By Bradley Ward
One of the downsides of immersing yourself within a particular creative field is that the continued exposure to it will eventually dull your susceptibility to surprises. After a few years of studying your beloved creative outlet, you begin to identify the same techniques and patterns across the most disparate of pieces and the ability to legitimately shock you becomes valued currency. The lengthy theatre drought we have all experienced this year has left me itching for something different. It is both fitting and deeply satisfying then that the first show I have reviewed since March left me literally whispering to myself, “What the f#*k am I watching?”
The Preacher, written by Anthony Noack, thrives on misdirection and illusion. A quick glance at its blurb on the Melbourne Fringe website leaves you with a vague collection of details that point towards stand-up comedy with a spiritual bent, and the show maintains that illusion for a while. After a quote from the Book of Ecclesiastes, we meet our “comedian” for the evening, David ‘Dave’ Davidson, who is coming to us live from a black and blue void in the middle of COVID isolation. With a glass of wine at his side and a microphone that leads to nothing, David begins his comedy routine: his awful, hackneyed comedy routine. David addresses his invisible audience with the energy of a middle-aged Sunday School teacher, delivering his punchlines with the lilting voice of a Playschool presenter, permeating each joke with the grating cliché “What’s the deal with that?”. The act is just subtle enough for you to believe it’s real, and just inoffensive enough to stop you from turning the computer off. It is a deft balancing act, and one that is crucial to the eventual reveal of what this show is actually about: a one-man meditation upon suffering, religion and meaning. Without shifting tone for a moment, the comedian slowly transforms into the preacher of the title, bringing his “My First Stand-Up Show” energy to long and weighty philosophical diatribes. The script does not pull any punches, trusting its audience to keep up its rapid-fire musing; the one-liners, previously a cause for groans, now serve as moments of much needed levity; even the repetition of “What’s the deal with that?” takes on a new life, becoming much more absurd and sinister when applied to questions of existence rather than observations on the weather.
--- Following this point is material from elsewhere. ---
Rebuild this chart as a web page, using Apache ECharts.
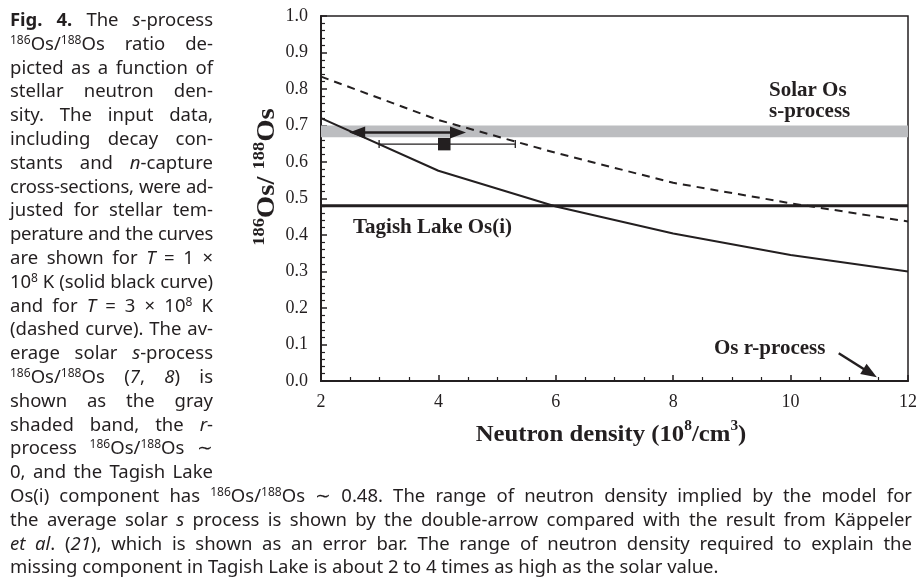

Whether you will enjoy this show or not comes down entirely to whether you think a show can sustain itself on a single premise. If you are happy to spend an hour watching a man interrogate the line between comedian and preacher while delving deep into theological and philosophical thought, then you are in for a good time. If you are someone who likes a solid narrative and relatable characters, you may find this show frustrating, especially when it drops hints at something greater beneath the surface. The titular preacher occasionally lets slip personal details, none of which sound particularly pleasant, all while throwing back glasses of wine: an intriguing tapestry of a broken or flawed man. These hints are for nought though, as they serve more as stylistic embellishments or segues into new segments rather than signposts towards a narrative twist. While moments of passion do creep through the pleasant tone the preacher works so hard to maintain, they are isolated moments. You walk away from this show knowing very little about the man we’ve spent the last hour with or the world he comes from. This is a one-man show without the usual trappings of a one-man show.
The Preacher is a show that set out to interrogate one specific concept, and in this reviewer’s opinion, it achieves its goals admirably. Noack brings the ancient figure of the preacher into the modern day, finding an analogous figure within that of the stand-up comedian. Mission accomplished. Beyond that, there is great pleasure to be found in the musings of our central character. The piece swings wildly from subject to subject, mining deep veins of theological thought that, when expressed through the calm and pleasant voice of a fledgling stand-up comedian, take on shades of existentialism, absurdism or even nihilism. It is almost impossible to walk away without some fragment of the monologue caught in your head. If that still doesn’t sound like enough for you, then I still encourage you to watch it, even if it is just to satisfy an addiction for a piece of theatre that is a little bit different.